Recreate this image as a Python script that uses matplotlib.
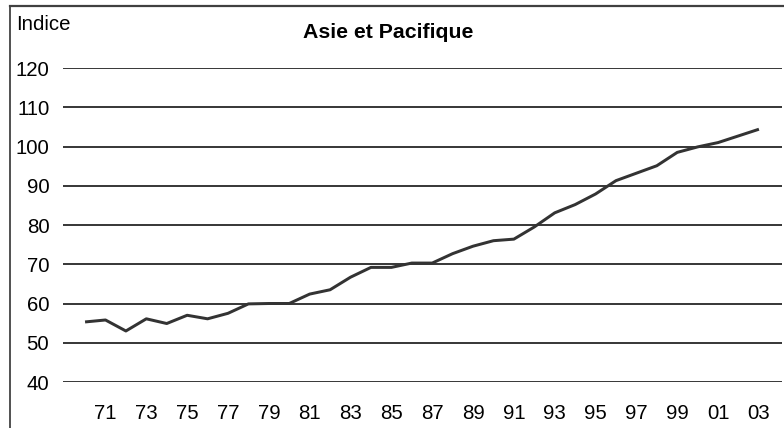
import numpy as np
import matplotlib.pyplot as plt
from matplotlib.lines import Line2D

plt.rcParams['font.family'] = ['Liberation Sans', 'DejaVu Sans']

# données (indice)
years = list(range(1970, 2004))
values = [55.3, 55.8, 53.0, 56.1, 54.9, 57.0, 56.1, 57.5, 59.9, 60.0,
          60.0, 62.4, 63.5, 66.7, 69.2, 69.2, 70.3, 70.3, 72.7, 74.6,
          76.0, 76.4, 79.5, 83.1, 85.2, 87.9, 91.3, 93.2, 95.1, 98.5,
          99.9, 101.0, 102.7, 104.4]
yticks = [40, 50, 60, 70, 80, 90, 100, 110, 120]
xticks = list(range(1971, 2004, 2))
xlabels = ['%02d' % (y % 100) for y in xticks]

W, H = 784, 428
fig = plt.figure(figsize=(W / 100, H / 100), dpi=100)
# axes placé en pixels : gauche 63, droite 782, y=40 à 382px, y=120 à 68px
ax = fig.add_axes([63 / W, 1 - 382 / H, (782 - 63) / W, (382 - 68) / H])

ax.plot(years, values, color='#333333', lw=2.15, solid_capstyle='butt', zorder=3)

ax.set_xlim(1968.92, 2004.13)
ax.set_ylim(40, 120)
ax.set_yticks(yticks)
ax.set_xticks(xticks)
ax.set_xticklabels(xlabels)
ax.yaxis.grid(True, color='black', lw=1.1)
ax.set_axisbelow(True)
for s in ax.spines.values():
    s.set_visible(False)
ax.tick_params(axis='y', length=0, pad=9.9, labelsize=14.7, colors='black')
ax.tick_params(axis='x', length=0, pad=16, labelsize=14.7, colors='black')

fig.text(16 / W, 1 - 24 / H, 'Indice', fontsize=14.7, va='center', ha='left')
fig.text(388 / W, 1 - 33 / H, 'Asie et Pacifique', fontsize=15.3,
         fontweight='bold', va='center', ha='center')

# cadre (haut et gauche)
fig.add_artist(Line2D([9.5 / W, 9.5 / W], [0, 1 - 6 / H], color='#222222',
                      lw=1.1, transform=fig.transFigure))
fig.add_artist(Line2D([9.5 / W, 1], [1 - 6 / H, 1 - 6 / H], color='#404040',
                      lw=1.6, transform=fig.transFigure))

fig.savefig('out.png', dpi=100)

•••••

▶ [CHALLENGE]: Repeat, word for word and with no pictures, only the lines running from the beginning of the data to the line that contains "ax = fig.add_axes([63".

▶ [ANSWER]:
Recreate this image as a Python script that uses matplotlib.
import numpy as np
import matplotlib.pyplot as plt
from matplotlib.lines import Line2D

plt.rcParams['font.family'] = ['Liberation Sans', 'DejaVu Sans']

# données (indice)
years = list(range(1970, 2004))
values = [55.3, 55.8, 53.0, 56.1, 54.9, 57.0, 56.1, 57.5, 59.9, 60.0,
          60.0, 62.4, 63.5, 66.7, 69.2, 69.2, 70.3, 70.3, 72.7, 74.6,
          76.0, 76.4, 79.5, 83.1, 85.2, 87.9, 91.3, 93.2, 95.1, 98.5,
          99.9, 101.0, 102.7, 104.4]
yticks = [40, 50, 60, 70, 80, 90, 100, 110, 120]
xticks = list(range(1971, 2004, 2))
xlabels = ['%02d' % (y % 100) for y in xticks]

W, H = 784, 428
fig = plt.figure(figsize=(W / 100, H / 100), dpi=100)
# axes placé en pixels : gauche 63, droite 782, y=40 à 382px, y=120 à 68px
ax = fig.add_axes([63 / W, 1 - 382 / H, (782 - 63) / W, (382 - 68) / H])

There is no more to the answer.